Blahg Blahg Blahg
I gave a presentation on blogging — should you blog? why and how? — at Geek Girl Camp Cape Cod Thursday night. It was a first-time event, this Geek Girl Camp thing, and so it was hard to know quite what to expect.
I knew that it was sold out. There were 100 women and girls crammed into one conference room at the Heritage House Hotel in Hyannis.
Any event that succeeds in drawing over 100 women who are interested in technology, but consider themselves beginners, to an evening of speakers on a variety of wonky topics has to be deemed a success on some level.
The Digital Divide
Now, Cape Cod as a region is admittedly not the most technologically engaged.
As a region, the Cape is:
- Home to a disproportionate number of seniors and retirees, compared with other parts of the US
- Geographically cut off from the mainland, which is often more of a psychological barrier than a physical one
- Composed of many diffuse neighborhoods, and few centralized downtowns
- Dependent on a heavily seasonal economy, with a large population living at or near the poverty line
So the digital divide here runs wide and deep.

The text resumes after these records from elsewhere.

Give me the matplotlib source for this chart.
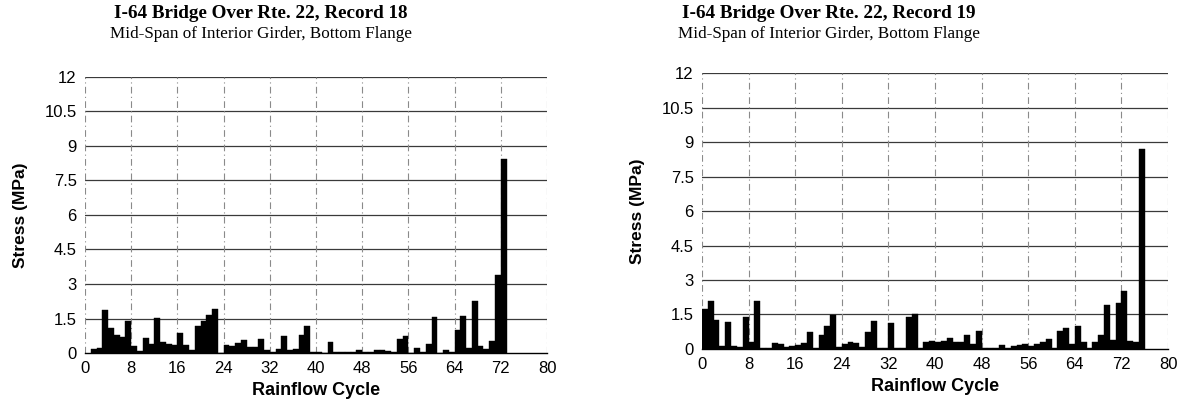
"""Rainflow cycle stress bars for two bridge records (I-64 over Rte. 22)."""

import matplotlib

matplotlib.use("Agg")
import matplotlib.pyplot as plt
import numpy as np

# Record 18: stress range (MPa) per rainflow cycle, cycles 1..72
stress_18 = [
    0.16, 0.21, 1.87, 1.10, 0.80, 0.69, 1.39, 0.29, 0.11, 0.66,
    0.40, 1.54, 0.47, 0.40, 0.37, 0.86, 0.36, 0.14, 1.19, 1.40,
    1.67, 1.93, 0.02, 0.34, 0.32, 0.45, 0.55, 0.28, 0.26, 0.61,
    0.13, 0.03, 0.18, 0.72, 0.15, 0.18, 0.80, 1.19, 0.03, 0.03,
    0.02, 0.47, 0.03, 0.03, 0.03, 0.03, 0.13, 0.05, 0.05, 0.12,
    0.12, 0.10, 0.05, 0.59, 0.73, 0.02, 0.20, 0.03, 0.41, 1.56,
    0.02, 0.12, 0.03, 1.00, 1.63, 0.24, 2.24, 0.30, 0.19, 0.53,
    3.37, 8.45,
]
cycle_18 = np.arange(1, len(stress_18) + 1)

# Record 19: stress range (MPa) per rainflow cycle, cycles 0..75
stress_19 = [
    1.74, 2.10, 1.26, 0.13, 1.16, 0.13, 0.07, 1.40, 0.32, 2.07,
    0.02, 0.03, 0.28, 0.22, 0.08, 0.12, 0.16, 0.26, 0.72, 0.02,
    0.62, 0.98, 1.47, 0.09, 0.20, 0.29, 0.27, 0.08, 0.75, 1.23,
    0.03, 0.02, 1.15, 0.05, 0.02, 1.38, 1.53, 0.03, 0.30, 0.35,
    0.32, 0.33, 0.48, 0.30, 0.30, 0.62, 0.20, 0.80, 0.05, 0.03,
    0.03, 0.18, 0.05, 0.12, 0.15, 0.20, 0.12, 0.20, 0.32, 0.45,
    0.05, 0.80, 0.90, 0.20, 1.00, 0.30, 0.05, 0.30, 0.60, 1.90,
    0.40, 2.00, 2.50, 0.35, 0.30, 8.70,
]
cycle_19 = np.arange(0, len(stress_19))

x_ticks = np.arange(0, 81, 8)
y_ticks = [0, 1.5, 3, 4.5, 6, 7.5, 9, 10.5, 12]
y_tick_labels = ["0", "1.5", "3", "4.5", "6", "7.5", "9", "10.5", "12"]

TITLE = "I-64 Bridge Over Rte. 22, Record {}"
SUBTITLE = "Mid-Span of Interior Girder, Bottom Flange"

SERIF = ["Liberation Serif", "DejaVu Serif"]
SANS = ["Liberation Sans", "DejaVu Sans"]

W, H = 1183, 411


def draw_panel(ax, cycles, stress, record, title_x):
    ax.bar(cycles, stress, width=1.0, align="edge", color="black",
           edgecolor="black", linewidth=0.3, zorder=3)
    ax.set_xlim(0, 80)
    ax.set_ylim(0, 12)
    ax.set_xticks(x_ticks)
    ax.set_yticks(y_ticks)
    ax.set_yticklabels(y_tick_labels)
    for lab in ax.get_xticklabels() + ax.get_yticklabels():
        lab.set_family(SANS)
        lab.set_fontsize(12)
    ax.tick_params(axis="both", length=0, pad=6)

    # solid horizontal grid, dash-dot vertical grid
    for y in y_ticks[1:]:
        ax.axhline(y, color="#3a3a3a", linewidth=0.9, zorder=1)
    for x in x_ticks:
        ax.axvline(x, color="#8a8a8a", linewidth=0.8,
                   linestyle=(0, (6, 3, 1, 3)), zorder=1)
    for side in ("top", "right", "left"):
        ax.spines[side].set_visible(False)
    ax.spines["bottom"].set_color("black")
    ax.spines["bottom"].set_linewidth(1.0)

    ax.set_xlabel("Rainflow Cycle", family=SANS, fontsize=13,
                  fontweight="bold", labelpad=4)
    ax.set_ylabel("Stress (MPa)", family=SANS, fontsize=12.5,
                  fontweight="bold", labelpad=12)

    fig.text(title_x / W, 1 - 14 / H, TITLE.format(record),
             ha="center", va="center", family=SERIF, fontsize=13.8,
             fontweight="bold")
    fig.text(title_x / W, 1 - 34 / H, SUBTITLE,
             ha="center", va="center", family=SERIF, fontsize=12.3)


fig = plt.figure(figsize=(W / 100, H / 100), dpi=100)
ax_left = fig.add_axes([0.0719, 0.141, 0.3905, 0.672])
ax_right = fig.add_axes([0.5934, 0.151, 0.394, 0.671])

draw_panel(ax_left, cycle_18, stress_18, 18, 261)
draw_panel(ax_right, cycle_19, stress_19, 19, 829)

fig.savefig("out.png", dpi=100)
plt.close(fig)
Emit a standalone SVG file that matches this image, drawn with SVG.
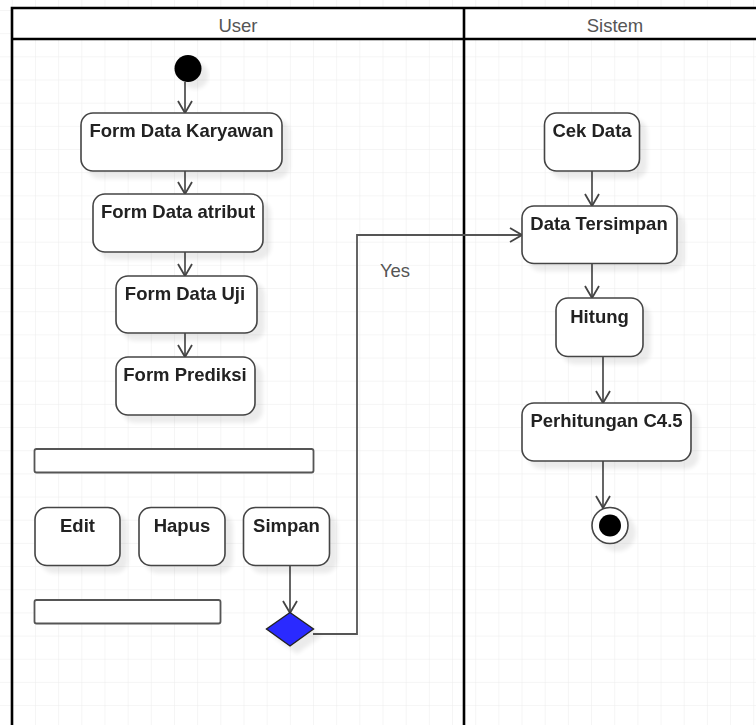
<svg xmlns="http://www.w3.org/2000/svg" width="756" height="725" viewBox="0 0 756 725">
  <defs>
    <pattern id="grid" x="11.8" y="10" width="23.17" height="23.17" patternUnits="userSpaceOnUse">
      <path d="M0 0 H23.17 M0 0 V23.17" fill="none" stroke="#ececec" stroke-width="1"/>
    </pattern>
    <filter id="shadow" x="-20%" y="-20%" width="150%" height="160%">
      <feGaussianBlur in="SourceAlpha" stdDeviation="2"/>
      <feOffset dx="7" dy="7" result="off"/>
      <feComponentTransfer><feFuncA type="linear" slope="0.08"/></feComponentTransfer>
      <feMerge><feMergeNode/><feMergeNode in="SourceGraphic"/></feMerge>
    </filter>
    <marker id="open" viewBox="0 0 14 16" refX="13" refY="8" markerWidth="14" markerHeight="16" markerUnits="userSpaceOnUse" orient="auto">
      <path d="M1 1 L13 8 L1 15" fill="none" stroke="#444" stroke-width="1.8"/>
    </marker>
  </defs>
  <style>
    .act { fill: #fff; stroke: #444; stroke-width: 1.6; }
    .bar { fill: #fff; stroke: #555; stroke-width: 1.8; }
    .lbl { font-family: "Liberation Sans", Arial, sans-serif; font-size: 18.5px; font-weight: bold; fill: #222; text-anchor: middle; }
    .hdr { font-family: "Liberation Sans", Arial, sans-serif; font-size: 18.5px; fill: #555; text-anchor: middle; }
    .lane { fill: none; stroke: #000; stroke-width: 2.6; }
    .flow { fill: none; stroke: #555; stroke-width: 1.8; marker-end: url(#open); }
    .wire { fill: none; stroke: #666; stroke-width: 1.8; }
  </style>

  <!-- canvas -->
  <rect width="756" height="725" fill="#fff"/>
  <rect width="756" height="725" fill="url(#grid)"/>

  <!-- swimlanes -->
  <g id="lanes">
    <rect x="12" y="8" width="750" height="31" fill="#fff"/>
    <path class="lane" d="M12 726 V8 H760 M12 39 H760 M464 8 V726"/>
    <text class="hdr" x="238" y="32">User</text>
    <text class="hdr" x="615" y="32">Sistem</text>
  </g>

  <!-- connectors -->
  <g id="connectors">
    <path class="flow" d="M185 82 V113"/>
    <path class="flow" d="M185 171 V194"/>
    <path class="flow" d="M185 252 V276"/>
    <path class="flow" d="M185 333 V357"/>
    <path class="flow" d="M290 566 V613"/>
    <path class="flow" d="M313 634 H357 V235 H522"/>
    <text class="hdr" x="395" y="277">Yes</text>
    <path class="flow" d="M592 171 V206"/>
    <path class="flow" d="M592 263 V298"/>
    <path class="flow" d="M603 357 V403"/>
    <path class="flow" d="M603 461 V508"/>
  </g>

  <!-- user lane -->
  <g id="start" filter="url(#shadow)">
    <circle cx="188" cy="68.5" r="13.5" fill="#000"/>
  </g>
  <g id="form-karyawan" filter="url(#shadow)">
    <rect class="act" x="81" y="113" width="201" height="58" rx="12"/>
    <text class="lbl" x="181.5" y="137">Form Data Karyawan</text>
  </g>
  <g id="form-atribut" filter="url(#shadow)">
    <rect class="act" x="93" y="194" width="170" height="58" rx="12"/>
    <text class="lbl" x="178" y="218">Form Data atribut</text>
  </g>
  <g id="form-uji" filter="url(#shadow)">
    <rect class="act" x="116" y="276" width="141" height="57" rx="12"/>
    <text class="lbl" x="185" y="299.5">Form Data Uji</text>
  </g>
  <g id="form-prediksi" filter="url(#shadow)">
    <rect class="act" x="116" y="357" width="139" height="58" rx="12"/>
    <text class="lbl" x="185" y="381">Form Prediksi</text>
  </g>
  <g id="bar-top">
    <rect class="bar" x="34.5" y="449" width="279" height="23.5" rx="2"/>
  </g>
  <g id="btn-edit" filter="url(#shadow)">
    <rect class="act" x="35" y="507.5" width="85" height="58" rx="12"/>
    <text class="lbl" x="77.5" y="531.5">Edit</text>
  </g>
  <g id="btn-hapus" filter="url(#shadow)">
    <rect class="act" x="139" y="507.5" width="86" height="58" rx="12"/>
    <text class="lbl" x="182" y="531.5">Hapus</text>
  </g>
  <g id="btn-simpan" filter="url(#shadow)">
    <rect class="act" x="243.5" y="507.5" width="86" height="58" rx="12"/>
    <text class="lbl" x="286.5" y="531.5">Simpan</text>
  </g>
  <g id="bar-bottom">
    <rect class="bar" x="34.5" y="600" width="186" height="23.5" rx="2"/>
  </g>
  <g id="decision" filter="url(#shadow)">
    <polygon points="290,612.5 313.5,629 290,646 266.5,629" fill="#2a2aff" stroke="#222" stroke-width="1.4"/>
  </g>

  <!-- system lane -->
  <g id="cek-data" filter="url(#shadow)">
    <rect class="act" x="544.5" y="113" width="95" height="58" rx="12"/>
    <text class="lbl" x="592" y="137">Cek Data</text>
  </g>
  <g id="data-tersimpan" filter="url(#shadow)">
    <rect class="act" x="522" y="206" width="155" height="57.5" rx="12"/>
    <text class="lbl" x="599" y="230">Data Tersimpan</text>
  </g>
  <g id="hitung" filter="url(#shadow)">
    <rect class="act" x="556" y="298" width="87" height="58.5" rx="12"/>
    <text class="lbl" x="599.5" y="323">Hitung</text>
  </g>
  <g id="perhitungan" filter="url(#shadow)">
    <rect class="act" x="522" y="403" width="169" height="58" rx="12"/>
    <text class="lbl" x="606.5" y="427">Perhitungan C4.5</text>
  </g>
  <g id="end" filter="url(#shadow)">
    <circle cx="610" cy="525.5" r="18" fill="#fff" stroke="#444" stroke-width="1.6"/>
    <circle cx="610" cy="525.5" r="11" fill="#000"/>
  </g>
</svg>
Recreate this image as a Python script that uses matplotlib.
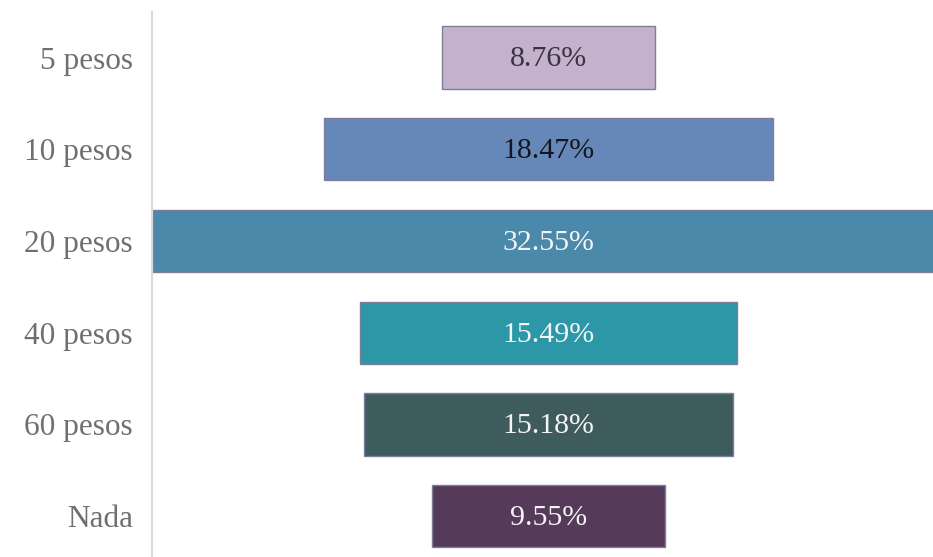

I do a lot of work with local artists in my line of work, helping them use technology, the internet, online communities, etc., to market themselves and their work, to make a greater portion of their income from their art, and to connect with and get support from other artists.
So I’m used to speaking about these issues to individuals and groups who are at least hesitant about technology, if not downright resistant.
That’s why it’s so useful to be tugged in the right direction on a regular basis by folks like Chris Brogan, who once again sounds the call in his newsletter to avoid talking about the technology in favor of talking about what it can do for people:
If you lead into the talk with words like “wiki” and “RSS” and “Twitter,” you might as well turn around and walk out. Business is about doing business, not learning new and amazing things.
It’s your job as the cool hunter to sift through it all, find the stuff that’s a good fit, and talk about how it applies to the way things are being done now.
Free and Easy
Talks about starting a blog (including mine) tend to include a song and dance about how it’s “free” and “easy.”
When of course it’s really neither.
Blogs take time, and your time is worth a lot. We only have a certain amount of hours in a day. If you spend a few hours blogging, that’s a few hours you didn’t spend on other parts of your job, or on your family, or on feeding the hungry, or sleeping or dancing or holding hands.
And writing isn’t “easy” for the majority of the population, either. It happens to be something I’m pretty happy doing, but that’s far from true for everybody.
I know that if someone went around talking about how solving simultaneous equations was free and easy, I’d want to smack them, hard.
So it’s really relative. And to people who remain skeptical, it is anything but self-evident that any of this is worth their time and the grief it might take them to learn it.
But at least ten of those women and girls assembled on Thursday night told me on their way out the door that their minds had been changed about the usefulness of blogs, and that they were going to start blogs that very night.
So we must be doing something right.
And maybe ten other people in that room heard my talk, and decided that nope, writing a blog right now wasn’t right for them.
And that’s a good result, too.
I’m less of an evangelist these days than an educator. Here’s what this thing is, here’s how it might help, and here’s why it might not.
What about you? Do you evangelize? Or do you do something else?